The Watts family were a little different – they ran the Queen Vic pub. Den Watts, the landlord, was Pete’s best friend, and he ducked and dived through life and his marriage to Angie. Their ups and downs before they split up traumatised their daughter Sharon and gave us some of the best Christmas Day TV viewing for years. The episode where Angie and Den finally imploded remains the highest-rated soap episode in the history of UK TV to this day with a whopping 30.15 million viewers.

Today, the Eastenders community is probably more true to life than in the past. It is more racially mixed and has more characters coming in and out. You can still spot a Beale or two and Sharon Watts is back so the connections with the past are still there.  We now have new family units to watch, including the Mitchells and the Brannings

Eastenders’ Villains

Like any TV soap, Eastenders is not really about everyday life. We aren’t really interested in spending days watching people do their laundry and have a pint in the pub. We want action and Eastenders has always provided that. The show has had its fair share of deaths, divorces, affairs, abuse and angst. It is much-loved by many viewers because of its villains.

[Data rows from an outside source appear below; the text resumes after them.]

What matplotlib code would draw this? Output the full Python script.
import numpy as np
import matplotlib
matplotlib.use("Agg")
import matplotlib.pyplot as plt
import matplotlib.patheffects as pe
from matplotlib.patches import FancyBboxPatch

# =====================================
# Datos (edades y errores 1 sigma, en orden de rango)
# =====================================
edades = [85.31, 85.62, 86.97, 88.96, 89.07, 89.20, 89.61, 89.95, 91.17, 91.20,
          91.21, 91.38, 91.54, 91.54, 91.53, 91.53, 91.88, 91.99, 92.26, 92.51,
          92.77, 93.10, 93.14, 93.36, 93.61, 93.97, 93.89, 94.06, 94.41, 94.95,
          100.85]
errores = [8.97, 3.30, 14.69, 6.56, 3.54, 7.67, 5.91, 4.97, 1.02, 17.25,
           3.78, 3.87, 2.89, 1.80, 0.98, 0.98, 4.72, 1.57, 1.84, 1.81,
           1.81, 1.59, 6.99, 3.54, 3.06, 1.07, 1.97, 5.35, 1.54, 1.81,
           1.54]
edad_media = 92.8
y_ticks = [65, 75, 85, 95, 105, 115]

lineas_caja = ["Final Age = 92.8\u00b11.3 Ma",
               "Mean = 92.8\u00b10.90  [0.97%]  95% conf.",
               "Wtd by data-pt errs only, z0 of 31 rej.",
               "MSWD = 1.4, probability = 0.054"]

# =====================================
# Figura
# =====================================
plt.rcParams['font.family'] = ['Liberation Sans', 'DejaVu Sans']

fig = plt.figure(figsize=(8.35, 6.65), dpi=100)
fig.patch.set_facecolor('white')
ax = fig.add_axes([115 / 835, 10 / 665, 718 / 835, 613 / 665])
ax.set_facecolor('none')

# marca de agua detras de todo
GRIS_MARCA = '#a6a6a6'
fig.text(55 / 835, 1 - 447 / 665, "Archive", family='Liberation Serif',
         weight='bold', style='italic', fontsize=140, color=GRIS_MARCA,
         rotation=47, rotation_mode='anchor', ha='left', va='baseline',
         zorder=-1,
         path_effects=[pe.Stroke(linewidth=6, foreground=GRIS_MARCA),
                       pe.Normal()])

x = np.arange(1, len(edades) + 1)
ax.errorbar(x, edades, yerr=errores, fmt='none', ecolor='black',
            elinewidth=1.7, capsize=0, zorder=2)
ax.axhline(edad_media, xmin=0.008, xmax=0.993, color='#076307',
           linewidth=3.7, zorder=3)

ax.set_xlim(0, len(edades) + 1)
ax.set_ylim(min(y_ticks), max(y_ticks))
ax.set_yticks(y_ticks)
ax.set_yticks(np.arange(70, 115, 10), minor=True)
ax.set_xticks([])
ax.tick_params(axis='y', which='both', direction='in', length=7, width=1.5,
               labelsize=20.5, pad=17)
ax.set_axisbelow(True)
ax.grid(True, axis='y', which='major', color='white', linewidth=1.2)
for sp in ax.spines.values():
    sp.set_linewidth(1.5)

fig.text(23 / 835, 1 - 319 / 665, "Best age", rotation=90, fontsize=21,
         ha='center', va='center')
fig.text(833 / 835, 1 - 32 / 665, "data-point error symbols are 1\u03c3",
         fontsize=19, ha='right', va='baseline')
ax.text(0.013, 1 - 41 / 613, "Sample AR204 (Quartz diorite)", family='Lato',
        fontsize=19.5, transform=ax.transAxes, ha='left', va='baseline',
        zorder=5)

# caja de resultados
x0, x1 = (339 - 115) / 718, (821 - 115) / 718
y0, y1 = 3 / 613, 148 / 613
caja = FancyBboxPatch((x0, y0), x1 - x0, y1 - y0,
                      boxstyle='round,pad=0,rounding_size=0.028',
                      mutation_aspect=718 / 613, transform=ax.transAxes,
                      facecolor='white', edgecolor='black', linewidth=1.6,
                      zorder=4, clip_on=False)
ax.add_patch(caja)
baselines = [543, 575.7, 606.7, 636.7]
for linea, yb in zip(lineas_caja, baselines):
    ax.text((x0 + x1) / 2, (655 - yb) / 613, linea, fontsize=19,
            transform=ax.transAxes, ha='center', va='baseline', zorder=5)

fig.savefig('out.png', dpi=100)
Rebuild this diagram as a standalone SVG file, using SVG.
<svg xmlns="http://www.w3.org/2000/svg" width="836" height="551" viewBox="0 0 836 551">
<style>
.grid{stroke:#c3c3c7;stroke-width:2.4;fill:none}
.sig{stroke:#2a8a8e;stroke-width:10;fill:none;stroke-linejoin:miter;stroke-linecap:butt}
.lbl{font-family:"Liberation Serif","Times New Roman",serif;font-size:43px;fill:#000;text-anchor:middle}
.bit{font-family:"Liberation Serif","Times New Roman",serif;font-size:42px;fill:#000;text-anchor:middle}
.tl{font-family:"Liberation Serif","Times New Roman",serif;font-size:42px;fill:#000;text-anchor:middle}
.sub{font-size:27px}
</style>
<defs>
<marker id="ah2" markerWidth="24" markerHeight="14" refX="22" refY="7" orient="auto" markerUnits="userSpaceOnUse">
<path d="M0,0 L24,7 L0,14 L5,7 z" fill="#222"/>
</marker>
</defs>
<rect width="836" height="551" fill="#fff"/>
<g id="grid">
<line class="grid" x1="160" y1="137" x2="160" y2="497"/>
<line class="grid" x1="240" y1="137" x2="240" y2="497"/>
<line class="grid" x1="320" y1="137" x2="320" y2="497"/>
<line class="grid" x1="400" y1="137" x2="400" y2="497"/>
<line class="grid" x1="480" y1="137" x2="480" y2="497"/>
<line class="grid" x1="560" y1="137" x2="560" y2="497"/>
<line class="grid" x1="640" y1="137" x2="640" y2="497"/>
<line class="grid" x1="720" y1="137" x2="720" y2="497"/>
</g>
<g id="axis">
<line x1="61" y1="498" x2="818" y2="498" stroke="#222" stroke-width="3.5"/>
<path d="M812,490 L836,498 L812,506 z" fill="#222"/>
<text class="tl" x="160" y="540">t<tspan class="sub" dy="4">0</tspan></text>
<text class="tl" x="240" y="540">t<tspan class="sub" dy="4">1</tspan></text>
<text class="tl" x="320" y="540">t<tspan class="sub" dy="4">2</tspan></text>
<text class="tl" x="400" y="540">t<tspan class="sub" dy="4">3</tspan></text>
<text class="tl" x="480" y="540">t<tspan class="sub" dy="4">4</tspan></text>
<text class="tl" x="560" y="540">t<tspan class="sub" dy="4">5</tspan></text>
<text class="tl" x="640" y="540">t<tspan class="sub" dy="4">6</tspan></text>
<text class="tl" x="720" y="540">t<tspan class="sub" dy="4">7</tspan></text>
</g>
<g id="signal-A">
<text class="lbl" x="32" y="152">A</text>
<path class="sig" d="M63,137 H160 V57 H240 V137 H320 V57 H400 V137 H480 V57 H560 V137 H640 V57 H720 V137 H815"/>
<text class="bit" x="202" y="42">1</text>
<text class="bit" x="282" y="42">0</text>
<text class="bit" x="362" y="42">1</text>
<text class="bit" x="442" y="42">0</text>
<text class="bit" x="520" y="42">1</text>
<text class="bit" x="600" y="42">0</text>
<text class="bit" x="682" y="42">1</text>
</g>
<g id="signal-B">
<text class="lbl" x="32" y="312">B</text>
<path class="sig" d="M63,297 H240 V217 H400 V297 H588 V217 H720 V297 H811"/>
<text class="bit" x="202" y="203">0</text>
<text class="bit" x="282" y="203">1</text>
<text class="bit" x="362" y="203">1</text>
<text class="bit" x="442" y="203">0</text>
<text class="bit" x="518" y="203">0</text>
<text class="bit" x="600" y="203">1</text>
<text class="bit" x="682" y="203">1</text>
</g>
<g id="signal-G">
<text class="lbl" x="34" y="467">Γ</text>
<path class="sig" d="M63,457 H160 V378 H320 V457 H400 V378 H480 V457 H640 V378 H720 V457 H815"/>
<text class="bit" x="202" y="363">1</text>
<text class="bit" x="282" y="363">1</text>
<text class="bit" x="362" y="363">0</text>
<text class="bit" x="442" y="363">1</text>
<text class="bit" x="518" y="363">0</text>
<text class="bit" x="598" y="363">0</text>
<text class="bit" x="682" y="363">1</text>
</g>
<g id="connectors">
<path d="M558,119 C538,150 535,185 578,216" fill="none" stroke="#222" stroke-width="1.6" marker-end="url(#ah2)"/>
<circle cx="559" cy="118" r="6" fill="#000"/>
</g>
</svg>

Apart from Den Watts, one of the original bad boys in the soap was Nick Cotton. He was the black sheep son of Dot, who was an old friend of Lou Beale. Nick spent years coming in and out of the soap, bullying the locals and making his poor mother’s life difficult. It eventually turned out that he had murdered Reg Cox – the death of this character was the centre-piece of the soap’s first episode.

Over the years, the show has also given us Kray-like villains like the Mitchell brothers, Phil and Grant. Their mother, Peggy, even said in an interview that she had modelled the character partly on the mother of the Kray twins, Violet. We’ve even had Martin Kemp from Spandau Ballet play the mean and moody Steve Owen. In an interesting twist, one of the most recent villains in the soap, Derek Branning, was played by the actor Jamie Foreman. He is the son of the infamous London gangster, Freddie Foreman, who was an associate of the Kray twins in the 1960s.

Odd facts about Eastenders

Despite the fact that we all think that Albert Square looks like an East End London location, it is actually a set based in the BBC’s Elstree studios in Hertfordshire. Albert Square has some old buildings in it, but the set was created in the 1980s – set builders and designers had to use pickaxes to chip away at set buildings to make them look more authentic.

Eastenders is screened to countries all over the world and has fans everywhere, although the East End accents and dialogue have caused problems in some places. It is said that BBC America pulled it from its schedules in the USA in 2003 because Americans couldn’t understand what anyone was saying!

The comings and goings of so many characters can be a headache for the wardrobe department, which gets through around 150 costume changes a week. They buy a lot of Dot Cotton’s wardrobe in charity shops. She wears the same dress every Christmas – this is now the oldest piece in the Eastenders wardrobe department.